Task to complete:
Leave out every picture, then transcribe the rest of the listing exactly.

___

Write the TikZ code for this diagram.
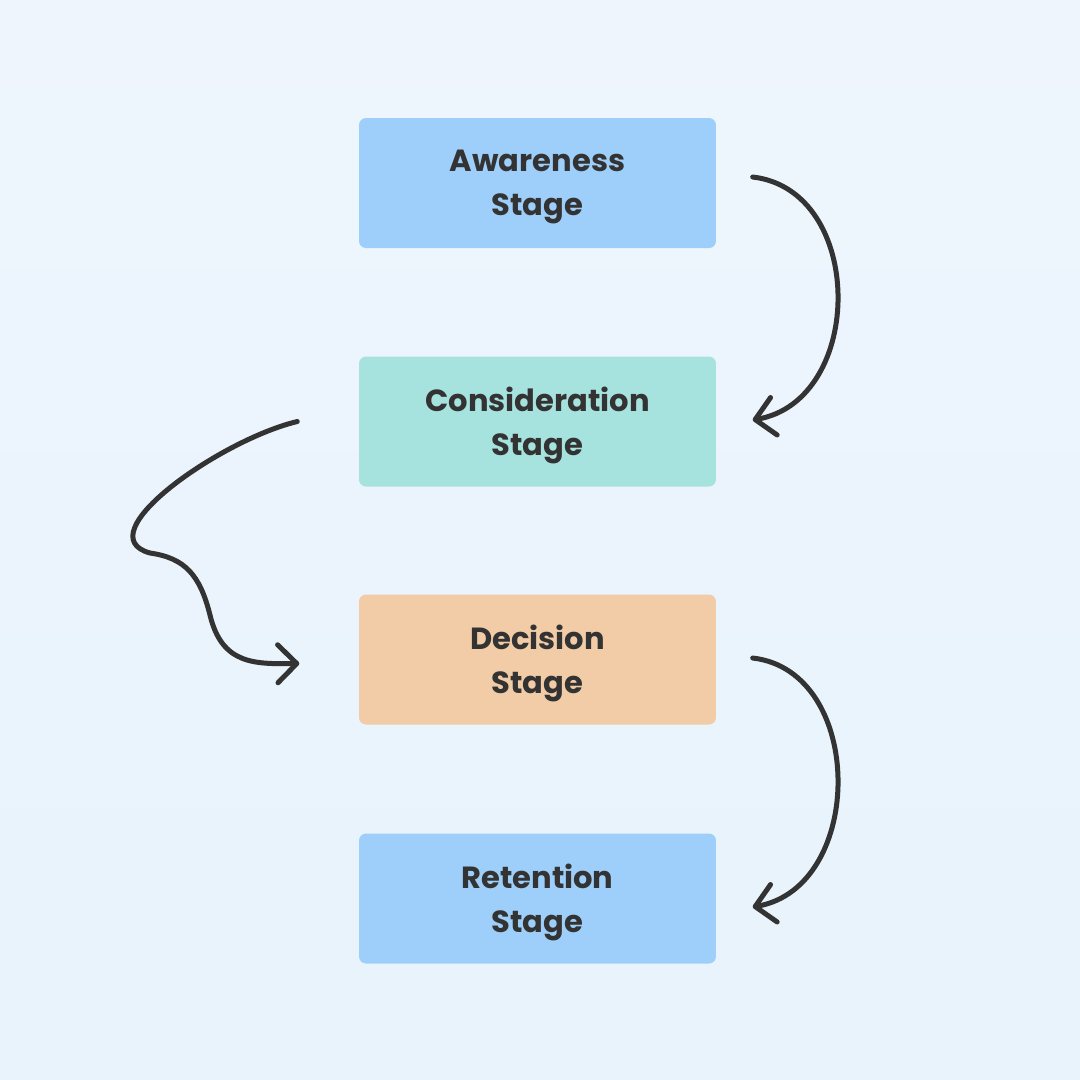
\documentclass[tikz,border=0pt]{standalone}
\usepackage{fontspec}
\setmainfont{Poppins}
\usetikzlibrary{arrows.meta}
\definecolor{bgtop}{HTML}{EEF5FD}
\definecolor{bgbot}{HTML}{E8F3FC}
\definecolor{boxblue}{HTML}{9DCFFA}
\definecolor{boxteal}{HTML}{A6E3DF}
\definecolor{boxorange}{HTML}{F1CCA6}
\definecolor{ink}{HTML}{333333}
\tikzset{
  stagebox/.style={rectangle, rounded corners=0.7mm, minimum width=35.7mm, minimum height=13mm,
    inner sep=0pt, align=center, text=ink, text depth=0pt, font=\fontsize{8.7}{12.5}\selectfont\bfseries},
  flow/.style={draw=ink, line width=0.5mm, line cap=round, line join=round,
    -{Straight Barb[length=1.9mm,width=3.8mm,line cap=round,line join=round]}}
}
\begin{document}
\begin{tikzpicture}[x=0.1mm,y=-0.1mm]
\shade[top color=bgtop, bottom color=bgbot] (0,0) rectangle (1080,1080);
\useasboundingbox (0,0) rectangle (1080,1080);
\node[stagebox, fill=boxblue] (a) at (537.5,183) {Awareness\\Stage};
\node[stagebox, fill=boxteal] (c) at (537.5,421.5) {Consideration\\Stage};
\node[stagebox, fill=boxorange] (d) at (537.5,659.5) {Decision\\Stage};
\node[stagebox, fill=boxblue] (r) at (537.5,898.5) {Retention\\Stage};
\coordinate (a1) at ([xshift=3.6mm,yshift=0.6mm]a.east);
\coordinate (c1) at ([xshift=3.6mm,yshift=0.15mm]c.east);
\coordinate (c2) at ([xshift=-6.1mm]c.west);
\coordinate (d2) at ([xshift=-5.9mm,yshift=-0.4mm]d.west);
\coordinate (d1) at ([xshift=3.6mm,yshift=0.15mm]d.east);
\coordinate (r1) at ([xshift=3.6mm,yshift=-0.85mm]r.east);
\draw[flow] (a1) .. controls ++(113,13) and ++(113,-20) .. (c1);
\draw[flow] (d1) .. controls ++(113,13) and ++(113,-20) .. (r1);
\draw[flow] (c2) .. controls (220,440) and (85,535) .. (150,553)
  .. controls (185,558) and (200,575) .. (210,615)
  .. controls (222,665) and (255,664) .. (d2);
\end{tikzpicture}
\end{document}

___

Exercise response:
Write the TikZ code for this diagram.
\documentclass[tikz,border=0pt]{standalone}
\usepackage{fontspec}
\setmainfont{Poppins}
\usetikzlibrary{arrows.meta}
\definecolor{bgtop}{HTML}{EEF5FD}
\definecolor{bgbot}{HTML}{E8F3FC}
\definecolor{boxblue}{HTML}{9DCFFA}
\definecolor{boxteal}{HTML}{A6E3DF}
\definecolor{boxorange}{HTML}{F1CCA6}
\definecolor{ink}{HTML}{333333}
\tikzset{
  stagebox/.style={rectangle, rounded corners=0.7mm, minimum width=35.7mm, minimum height=13mm,
    inner sep=0pt, align=center, text=ink, text depth=0pt, font=\fontsize{8.7}{12.5}\selectfont\bfseries},
  flow/.style={draw=ink, line width=0.5mm, line cap=round, line join=round,
    -{Straight Barb[length=1.9mm,width=3.8mm,line cap=round,line join=round]}}
}
\begin{document}
\begin{tikzpicture}[x=0.1mm,y=-0.1mm]
\shade[top color=bgtop, bottom color=bgbot] (0,0) rectangle (1080,1080);
\useasboundingbox (0,0) rectangle (1080,1080);
\node[stagebox, fill=boxblue] (a) at (537.5,183) {Awareness\\Stage};
\node[stagebox, fill=boxteal] (c) at (537.5,421.5) {Consideration\\Stage};
\node[stagebox, fill=boxorange] (d) at (537.5,659.5) {Decision\\Stage};
\node[stagebox, fill=boxblue] (r) at (537.5,898.5) {Retention\\Stage};
\coordinate (a1) at ([xshift=3.6mm,yshift=0.6mm]a.east);
\coordinate (c1) at ([xshift=3.6mm,yshift=0.15mm]c.east);
\coordinate (c2) at ([xshift=-6.1mm]c.west);
\coordinate (d2) at ([xshift=-5.9mm,yshift=-0.4mm]d.west);
\coordinate (d1) at ([xshift=3.6mm,yshift=0.15mm]d.east);
\coordinate (r1) at ([xshift=3.6mm,yshift=-0.85mm]r.east);
\draw[flow] (a1) .. controls ++(113,13) and ++(113,-20) .. (c1);
\draw[flow] (d1) .. controls ++(113,13) and ++(113,-20) .. (r1);
\draw[flow] (c2) .. controls (220,440) and (85,535) .. (150,553)
  .. controls (185,558) and (200,575) .. (210,615)
  .. controls (222,665) and (255,664) .. (d2);
\end{tikzpicture}
\end{document}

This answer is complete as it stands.